I’m skipping day 14, since I can’t find my sketch book, and day 15 because I couldn’t get a moodboard to work on WordPress.
Day 16: Create a song list that makes you think about your deity. Give a brief reason for choosing each song, and provide links to youtube videos for other people to enjoy! You can devote the energy you put into this project as an offering for your deity.
I’ve been looking forward to this, because music is one of the main ways I connect to Otherworld People.
This is a video heavy post, so the rest is under a cut.
Read More »
Day 13: Write a poem for your deity. Use you compiled list of information as inspiration. Give the poem to your deity as an offering.
Mushrooms exist in a state of decay,
and this, too, is a part of life.
That growth slowly rotting, the pain
in my Heart falling away, to bear
the clean bones of my suffering.
Mother Death, help me know
freedom and joy in Light.
Day 12: Reflect on what you’ve learned over the past 11 days.
I’ve learned more about her as a goddess, but more importantly, I’ve learned that becoming her devotee is going to be a slow, gradual process. That’s the pace she wants–and my path with her is more about healing myself and my life Here, rather than anything major Over There.
Do you feel like you have learned more about your deity?

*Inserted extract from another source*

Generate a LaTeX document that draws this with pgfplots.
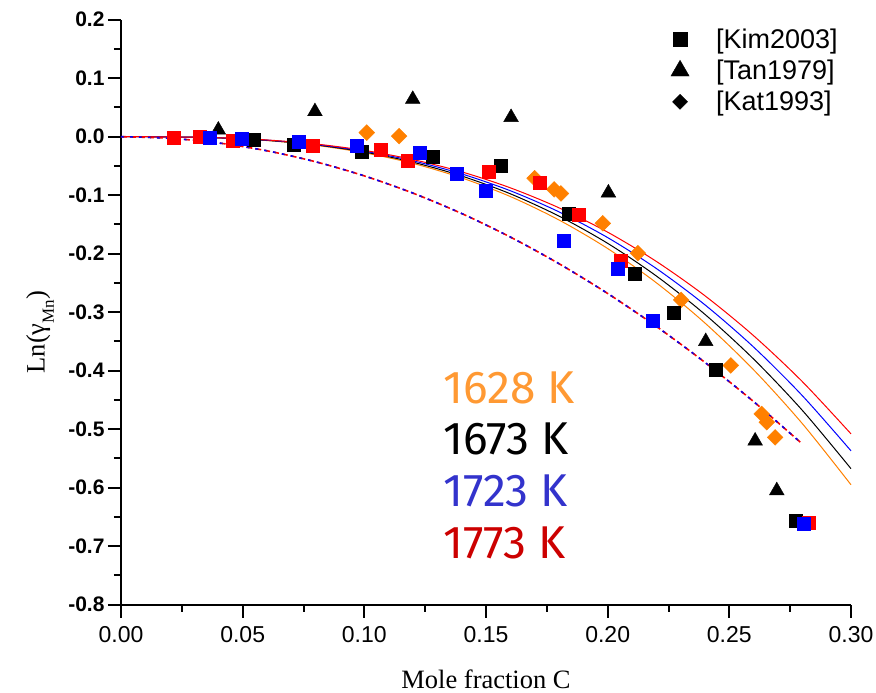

Are there still aspects of your deity that you don’t understand/are unclear?
I know there’s more to learn about her, especially about Darkness in times past (and I feel her raised eyebrow at that.) The reason I’m curious about that, is because her shrine is becoming covered in ravens/crows, which is a reference to Darkness in a very distant past. So I’m curious about how that deals with my practice and relationship with her today, in modern times.